Infant Parent Attachment

Over the first year of life, all infants develop specific attachment relationships with one (or a few) selected caregivers.  This special relationship --Attachment-- serves the biological function of protection from danger.  It keeps the baby safe.  Through natural selection, infants developed the propensity to stay close to caregivers in times of stress or alarm. Babies display Attachment Behaviors in order to stay close and keep safe: crying, clinging, reaching, approaching, and following.  The parent (or Attachment Figure) is the baby's only haven of safety.   

Over the first several months of life, babies begin to distinguish their parents from other people.  They come to know who cares for them and reciprocally interacts with them. By around 7 months of age, then, the baby only directs attachment behaviors (crying, clinging, reaching, approaching, and following) towards their primary caregivers. Young children, therefore, are continually monitoring the availability of their parents as a source of safety and comfort.   It comes as no surprise, then, why so many children are distressed on the first days of daycare or preschool.  The desire to stick close to a loved one in times of stress-as in separation- is a natural, biologically driven instinct that all children are born with.  Through their first relationships with their parents, children come to differ in their responses to separations.  Understanding these differences can help parents respond more effectively to their children's worries and fears about separation.

Parents all have their own unique histories and perspectives on their own childhoods.  The way parents have processed their memories of their childhood relationships influences the way they approach their own children.  For some, whether or not their own early experiences were difficult or loving, they have a balanced view of their childhoods and can sensitively, responsively, and appropriately respond to their own babies' cues (termed Secure Attachment).  For other parents, either a dismissal of or preoccupation with early experiences that were harsh, rejecting, or interfering often leads to a repetition of these negative parenting behaviors with their own children (termed Insecure Attachment).  These parents are less able to sensitively and appropriately respond to their babies' cues.

Children's early attachment relationships serve as a model for all later social relationships.  Over time and through experiences with their caregivers, children develop representations of themselves in relationships.  Those with secure attachment relationships--who have experienced sensitive, responsive caregiving-- have more positive peer relationships, are better at resolving conflicts, persist longer at difficult tasks, and can more openly express their negative emotions.  This social-emotional competence prepares them to be better learners and have more satisfying social relationships.

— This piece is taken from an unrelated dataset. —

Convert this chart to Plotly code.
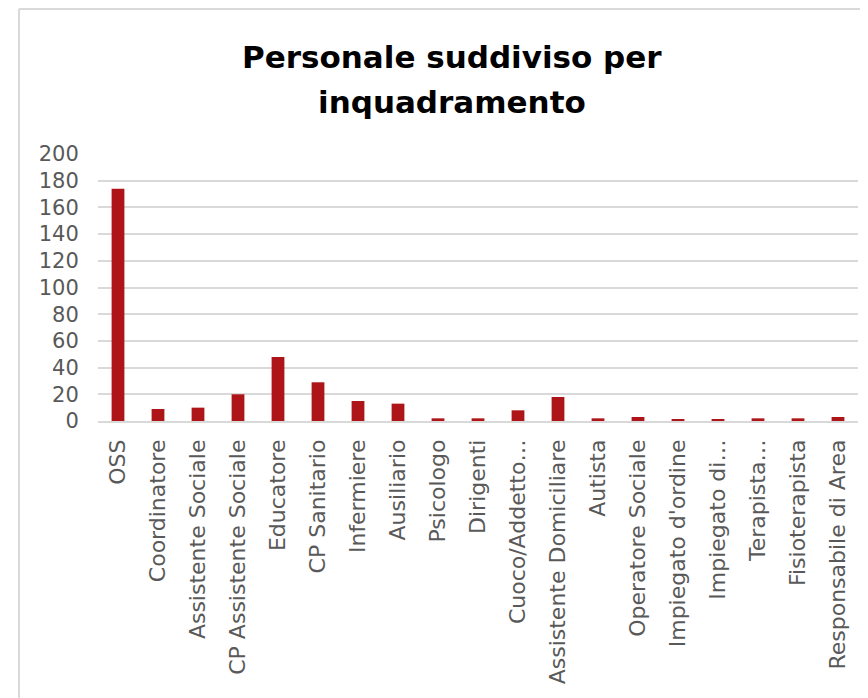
import plotly.graph_objects as go

categories = ["OSS", "Coordinatore", "Assistente Sociale", "CP Assistente Sociale",
              "Educatore", "CP Sanitario", "Infermiere", "Ausiliario", "Psicologo",
              "Dirigenti", "Cuoco/Addetto…", "Assistente Domiciliare", "Autista",
              "Operatore Sociale", "Impiegato d'ordine", "Impiegato di…", "Terapista…",
              "Fisioterapista", "Responsabile di Area"]
values = [174, 9, 10, 20, 48, 29, 15, 13, 2, 2, 8, 18, 2, 3, 1, 1, 2, 2, 3]
y_ticks = [0, 20, 40, 60, 80, 100, 120, 140, 160, 180, 200]
title_lines = ["Personale suddiviso per", "inquadramento"]

# page body has an 8px margin; work in screen pixels and subtract it
OFF = 8
W, H = 868 - OFF, 698 - OFF
ML = 98 - OFF
MT = 154 - OFF
PLOT_BOTTOM = 421 - OFF
PLOT_RIGHT = 858 - OFF
MB = H - PLOT_BOTTOM
MR = W - PLOT_RIGHT
PW, PH = W - ML - MR, H - MT - MB


def px_x(p):
    return (p - OFF - ML) / PW


def px_y(p):
    return (PLOT_BOTTOM - (p - OFF)) / PH


fig = go.Figure(go.Bar(x=categories, y=values, marker_color="#AE1518",
                       marker_line_width=0))

annotations = []
for line, cy in zip(title_lines, [57, 102]):
    annotations.append(dict(text="<b>%s</b>" % line, xref="paper", yref="paper",
                            x=px_x(452), y=px_y(cy), xanchor="center", yanchor="middle",
                            showarrow=False,
                            font=dict(family="DejaVu Sans", size=31, color="#000000")))

fig.update_layout(
    width=W, height=H,
    margin=dict(l=ML, r=MR, t=MT, b=MB, pad=0),
    paper_bgcolor="white", plot_bgcolor="white",
    bargap=0.68,
    showlegend=False,
    font=dict(family="DejaVu Sans", color="#595959"),
    annotations=annotations,
    xaxis=dict(tickangle=-90, tickfont=dict(size=22, color="#595959"),
               showline=True, linecolor="#D9D9D9", linewidth=1.5,
               ticks="outside", ticklen=8, tickcolor="rgba(0,0,0,0)",
               showgrid=False),
    yaxis=dict(range=[0, 200], tickvals=y_ticks, tickfont=dict(size=21, color="#595959"),
               showgrid=True, gridcolor="#D9D9D9", gridwidth=1.5,
               zeroline=False, showline=False, ticks="outside", ticklen=14,
               tickcolor="rgba(0,0,0,0)"),
    shapes=[
        dict(type="line", xref="paper", yref="paper",
             x0=px_x(19), x1=px_x(880), y0=px_y(9), y1=px_y(9),
             line=dict(color="#D9D9D9", width=2)),
        dict(type="line", xref="paper", yref="paper",
             x0=px_x(19), x1=px_x(19), y0=px_y(9), y1=px_y(710),
             line=dict(color="#D9D9D9", width=2)),
    ],
)

fig.write_html("out.html")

Traumatic Experiences, Loss, and Abuse.  Frightening caregiving experiences can disrupt and disorganize children's attachment relationship such as in situations of witnessing domestic violence, direct child abuse, and where a parent has had traumatic loss or abusive experiences in his or her own history.  In such cases where parents' own childhoods include trauma, they often have difficulty coherently describing the traumatic experiences.  Likewise, their parenting behaviors often include subtle displays of threatening and/or frightened behavior.  While not as overt as direct parental abuse, frightening caregiving can still disorganize children's attachment relationships and leave them vulnerable to developing disruptive behaviors, anxiety, and other forms of problem behaviors and psychopathology.